▶ **Raw records**:
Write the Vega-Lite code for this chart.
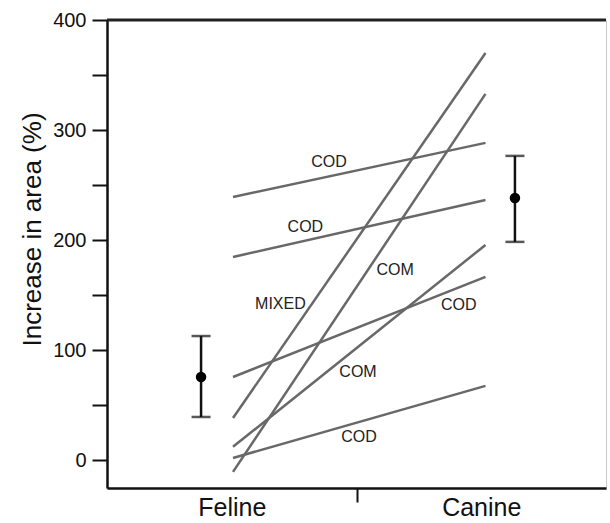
==
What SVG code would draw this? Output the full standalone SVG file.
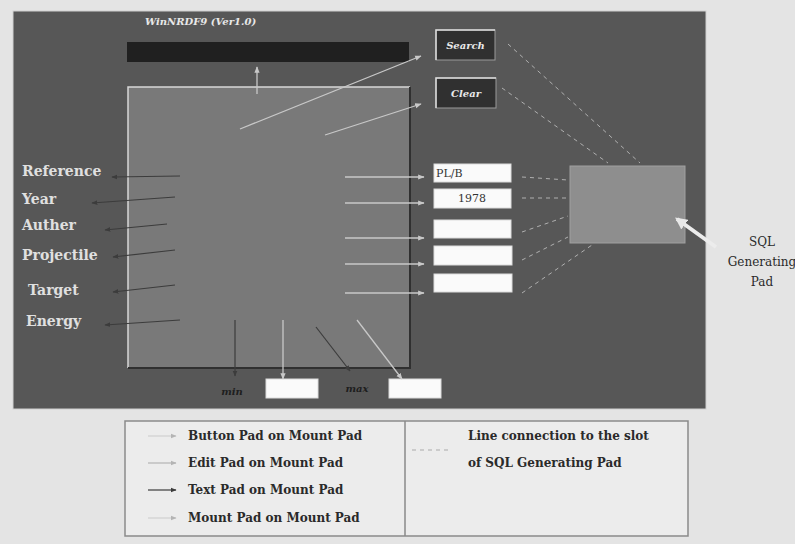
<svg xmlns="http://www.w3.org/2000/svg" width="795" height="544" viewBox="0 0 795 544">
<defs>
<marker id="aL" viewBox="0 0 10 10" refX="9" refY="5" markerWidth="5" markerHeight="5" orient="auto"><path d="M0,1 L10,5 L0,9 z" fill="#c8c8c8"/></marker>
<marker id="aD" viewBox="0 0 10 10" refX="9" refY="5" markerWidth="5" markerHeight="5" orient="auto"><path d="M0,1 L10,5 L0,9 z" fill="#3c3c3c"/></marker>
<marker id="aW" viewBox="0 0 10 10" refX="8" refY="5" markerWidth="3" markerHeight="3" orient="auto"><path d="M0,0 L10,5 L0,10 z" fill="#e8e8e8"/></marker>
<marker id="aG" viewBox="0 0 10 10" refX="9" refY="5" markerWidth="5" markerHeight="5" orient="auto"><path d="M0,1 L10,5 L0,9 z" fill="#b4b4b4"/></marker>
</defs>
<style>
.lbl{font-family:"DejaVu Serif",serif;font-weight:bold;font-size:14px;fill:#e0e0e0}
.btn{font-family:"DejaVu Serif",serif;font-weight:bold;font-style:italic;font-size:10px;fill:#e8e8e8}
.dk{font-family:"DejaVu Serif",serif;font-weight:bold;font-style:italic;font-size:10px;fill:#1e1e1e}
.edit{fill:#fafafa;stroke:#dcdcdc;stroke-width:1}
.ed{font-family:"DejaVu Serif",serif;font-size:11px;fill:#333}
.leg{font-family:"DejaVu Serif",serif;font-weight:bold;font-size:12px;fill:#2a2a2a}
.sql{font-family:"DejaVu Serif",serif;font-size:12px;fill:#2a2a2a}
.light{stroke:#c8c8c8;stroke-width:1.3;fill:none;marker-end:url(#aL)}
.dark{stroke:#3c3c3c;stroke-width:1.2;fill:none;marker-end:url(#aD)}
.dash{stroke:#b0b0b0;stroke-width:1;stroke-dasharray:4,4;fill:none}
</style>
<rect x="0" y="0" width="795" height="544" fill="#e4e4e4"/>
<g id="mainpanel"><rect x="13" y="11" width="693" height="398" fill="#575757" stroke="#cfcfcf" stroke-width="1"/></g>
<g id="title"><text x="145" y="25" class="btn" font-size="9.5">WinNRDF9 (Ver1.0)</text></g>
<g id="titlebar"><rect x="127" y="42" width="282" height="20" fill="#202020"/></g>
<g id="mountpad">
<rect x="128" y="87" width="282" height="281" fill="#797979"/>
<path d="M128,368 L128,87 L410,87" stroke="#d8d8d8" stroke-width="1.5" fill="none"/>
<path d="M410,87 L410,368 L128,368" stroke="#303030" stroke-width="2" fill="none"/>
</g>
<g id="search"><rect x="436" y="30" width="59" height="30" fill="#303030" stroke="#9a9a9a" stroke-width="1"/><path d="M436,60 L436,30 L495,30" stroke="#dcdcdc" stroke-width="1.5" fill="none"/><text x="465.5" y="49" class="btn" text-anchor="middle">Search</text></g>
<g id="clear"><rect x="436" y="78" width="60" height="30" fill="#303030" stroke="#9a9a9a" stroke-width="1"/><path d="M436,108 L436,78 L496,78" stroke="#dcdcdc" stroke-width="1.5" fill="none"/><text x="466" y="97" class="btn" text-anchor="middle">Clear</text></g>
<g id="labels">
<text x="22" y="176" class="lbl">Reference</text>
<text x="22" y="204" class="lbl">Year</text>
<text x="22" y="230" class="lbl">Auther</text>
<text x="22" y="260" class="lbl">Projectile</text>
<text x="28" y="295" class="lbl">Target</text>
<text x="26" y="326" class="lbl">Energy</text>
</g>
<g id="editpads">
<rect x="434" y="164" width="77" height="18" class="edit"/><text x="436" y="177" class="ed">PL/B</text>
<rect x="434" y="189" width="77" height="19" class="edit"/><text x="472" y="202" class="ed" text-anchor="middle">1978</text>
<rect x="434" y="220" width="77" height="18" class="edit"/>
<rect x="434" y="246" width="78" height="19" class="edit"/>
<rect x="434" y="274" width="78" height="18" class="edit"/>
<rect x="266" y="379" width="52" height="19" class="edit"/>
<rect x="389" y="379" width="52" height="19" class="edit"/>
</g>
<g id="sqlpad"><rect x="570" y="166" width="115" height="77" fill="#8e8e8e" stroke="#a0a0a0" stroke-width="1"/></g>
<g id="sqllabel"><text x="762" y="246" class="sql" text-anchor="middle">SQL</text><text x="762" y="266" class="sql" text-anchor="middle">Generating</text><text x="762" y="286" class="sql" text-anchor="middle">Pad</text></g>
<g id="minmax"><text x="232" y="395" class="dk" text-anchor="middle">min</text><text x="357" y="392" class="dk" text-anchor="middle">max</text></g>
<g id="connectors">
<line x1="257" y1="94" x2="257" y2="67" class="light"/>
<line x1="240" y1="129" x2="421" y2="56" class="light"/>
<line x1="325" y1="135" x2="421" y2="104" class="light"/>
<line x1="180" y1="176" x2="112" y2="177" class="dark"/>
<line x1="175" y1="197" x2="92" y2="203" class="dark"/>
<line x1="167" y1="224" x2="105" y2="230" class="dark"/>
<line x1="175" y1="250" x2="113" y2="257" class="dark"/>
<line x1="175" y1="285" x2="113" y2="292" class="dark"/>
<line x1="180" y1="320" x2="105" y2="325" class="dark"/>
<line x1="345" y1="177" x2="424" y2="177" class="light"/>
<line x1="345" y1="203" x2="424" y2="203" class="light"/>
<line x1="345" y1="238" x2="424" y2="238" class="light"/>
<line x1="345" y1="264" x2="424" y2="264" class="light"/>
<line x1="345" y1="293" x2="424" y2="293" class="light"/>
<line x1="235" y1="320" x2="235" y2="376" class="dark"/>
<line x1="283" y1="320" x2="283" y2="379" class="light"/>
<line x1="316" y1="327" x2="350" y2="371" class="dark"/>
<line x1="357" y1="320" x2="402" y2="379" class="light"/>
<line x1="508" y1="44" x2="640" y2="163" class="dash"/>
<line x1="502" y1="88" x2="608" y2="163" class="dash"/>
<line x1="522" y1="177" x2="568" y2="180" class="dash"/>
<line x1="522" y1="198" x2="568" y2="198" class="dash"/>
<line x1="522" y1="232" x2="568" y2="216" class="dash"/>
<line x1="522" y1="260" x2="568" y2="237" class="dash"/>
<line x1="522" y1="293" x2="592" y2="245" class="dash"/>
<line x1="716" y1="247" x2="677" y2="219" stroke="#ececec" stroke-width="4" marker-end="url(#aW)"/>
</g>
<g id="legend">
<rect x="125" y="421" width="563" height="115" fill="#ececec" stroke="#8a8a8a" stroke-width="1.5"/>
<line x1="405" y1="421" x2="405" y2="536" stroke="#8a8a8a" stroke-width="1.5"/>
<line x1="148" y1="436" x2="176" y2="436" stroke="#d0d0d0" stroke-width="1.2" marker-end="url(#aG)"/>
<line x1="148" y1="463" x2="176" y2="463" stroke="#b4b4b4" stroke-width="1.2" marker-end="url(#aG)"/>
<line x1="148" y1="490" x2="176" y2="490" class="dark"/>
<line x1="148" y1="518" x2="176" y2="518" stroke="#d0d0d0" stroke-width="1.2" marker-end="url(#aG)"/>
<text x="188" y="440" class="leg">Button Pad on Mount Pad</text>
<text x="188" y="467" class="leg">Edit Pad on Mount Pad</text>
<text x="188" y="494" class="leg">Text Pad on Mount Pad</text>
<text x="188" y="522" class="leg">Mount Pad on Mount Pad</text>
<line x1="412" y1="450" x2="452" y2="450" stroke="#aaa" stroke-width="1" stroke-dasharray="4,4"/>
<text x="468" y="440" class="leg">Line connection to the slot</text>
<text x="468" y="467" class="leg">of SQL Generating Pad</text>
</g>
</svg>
...
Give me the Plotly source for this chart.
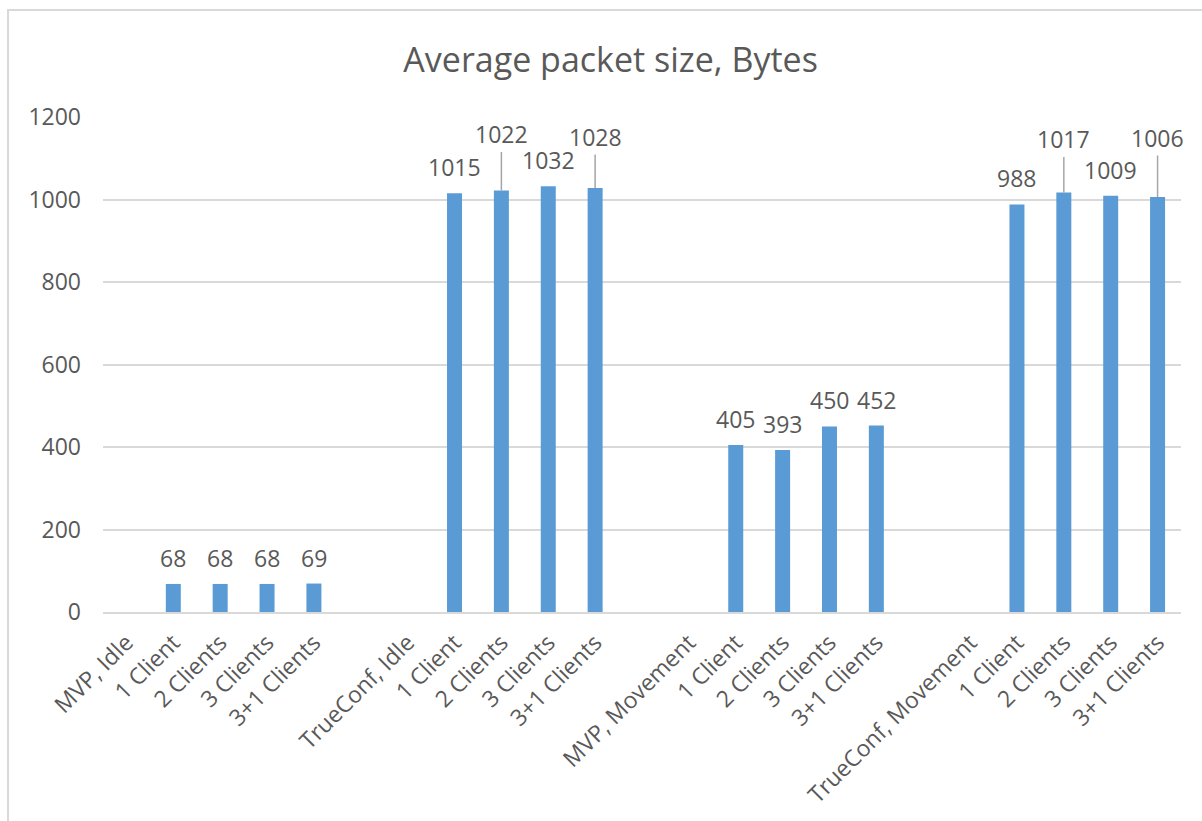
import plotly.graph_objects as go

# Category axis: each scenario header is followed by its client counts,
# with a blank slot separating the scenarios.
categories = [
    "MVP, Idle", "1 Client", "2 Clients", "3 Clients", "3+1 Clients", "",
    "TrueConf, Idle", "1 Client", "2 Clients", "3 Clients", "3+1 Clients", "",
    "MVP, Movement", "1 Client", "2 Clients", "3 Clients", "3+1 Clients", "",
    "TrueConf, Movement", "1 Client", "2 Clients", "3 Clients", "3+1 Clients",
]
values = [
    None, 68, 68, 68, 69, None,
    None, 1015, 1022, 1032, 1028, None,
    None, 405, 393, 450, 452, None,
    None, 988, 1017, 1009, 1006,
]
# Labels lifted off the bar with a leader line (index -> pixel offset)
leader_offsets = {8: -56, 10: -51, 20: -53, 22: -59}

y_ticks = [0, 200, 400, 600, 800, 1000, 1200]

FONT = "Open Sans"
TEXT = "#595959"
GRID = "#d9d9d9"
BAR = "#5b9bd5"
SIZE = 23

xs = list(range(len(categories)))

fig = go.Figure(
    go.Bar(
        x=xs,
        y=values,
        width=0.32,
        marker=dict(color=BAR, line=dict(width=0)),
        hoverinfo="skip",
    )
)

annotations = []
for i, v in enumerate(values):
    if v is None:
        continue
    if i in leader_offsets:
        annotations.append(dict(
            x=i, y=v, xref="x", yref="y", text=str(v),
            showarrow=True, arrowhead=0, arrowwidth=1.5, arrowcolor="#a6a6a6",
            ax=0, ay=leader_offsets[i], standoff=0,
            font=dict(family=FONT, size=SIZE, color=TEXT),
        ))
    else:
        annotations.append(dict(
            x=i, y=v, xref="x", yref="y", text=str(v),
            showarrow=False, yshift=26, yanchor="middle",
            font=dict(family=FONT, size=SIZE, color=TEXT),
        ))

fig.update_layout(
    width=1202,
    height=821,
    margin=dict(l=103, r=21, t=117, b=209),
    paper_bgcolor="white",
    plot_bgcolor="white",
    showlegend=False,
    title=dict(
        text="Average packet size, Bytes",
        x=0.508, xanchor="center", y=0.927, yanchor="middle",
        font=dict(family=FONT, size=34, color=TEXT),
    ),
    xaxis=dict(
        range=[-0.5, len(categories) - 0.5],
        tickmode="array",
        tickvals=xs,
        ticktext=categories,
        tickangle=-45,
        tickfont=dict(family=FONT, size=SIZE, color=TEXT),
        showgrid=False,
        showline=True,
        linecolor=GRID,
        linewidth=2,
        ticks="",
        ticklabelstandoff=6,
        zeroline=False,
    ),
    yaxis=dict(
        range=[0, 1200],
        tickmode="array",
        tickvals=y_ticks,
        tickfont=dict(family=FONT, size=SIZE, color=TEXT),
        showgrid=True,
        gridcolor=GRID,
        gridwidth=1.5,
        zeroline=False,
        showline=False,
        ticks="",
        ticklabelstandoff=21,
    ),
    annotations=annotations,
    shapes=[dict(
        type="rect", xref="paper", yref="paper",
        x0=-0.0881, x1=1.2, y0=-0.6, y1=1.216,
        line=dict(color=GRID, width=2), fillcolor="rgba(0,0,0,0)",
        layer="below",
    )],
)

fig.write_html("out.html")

▶ **What you are asked to do**: Leave the pictures out, then copy word for word only the lines from the one containing "Give me the Plotly source for this chart." through the one containing "xs = list(range(len(categories)))", both included.

▶ **Task answer**:
Give me the Plotly source for this chart.
import plotly.graph_objects as go

# Category axis: each scenario header is followed by its client counts,
# with a blank slot separating the scenarios.
categories = [
    "MVP, Idle", "1 Client", "2 Clients", "3 Clients", "3+1 Clients", "",
    "TrueConf, Idle", "1 Client", "2 Clients", "3 Clients", "3+1 Clients", "",
    "MVP, Movement", "1 Client", "2 Clients", "3 Clients", "3+1 Clients", "",
    "TrueConf, Movement", "1 Client", "2 Clients", "3 Clients", "3+1 Clients",
]
values = [
    None, 68, 68, 68, 69, None,
    None, 1015, 1022, 1032, 1028, None,
    None, 405, 393, 450, 452, None,
    None, 988, 1017, 1009, 1006,
]
# Labels lifted off the bar with a leader line (index -> pixel offset)
leader_offsets = {8: -56, 10: -51, 20: -53, 22: -59}

y_ticks = [0, 200, 400, 600, 800, 1000, 1200]

FONT = "Open Sans"
TEXT = "#595959"
GRID = "#d9d9d9"
BAR = "#5b9bd5"
SIZE = 23

xs = list(range(len(categories)))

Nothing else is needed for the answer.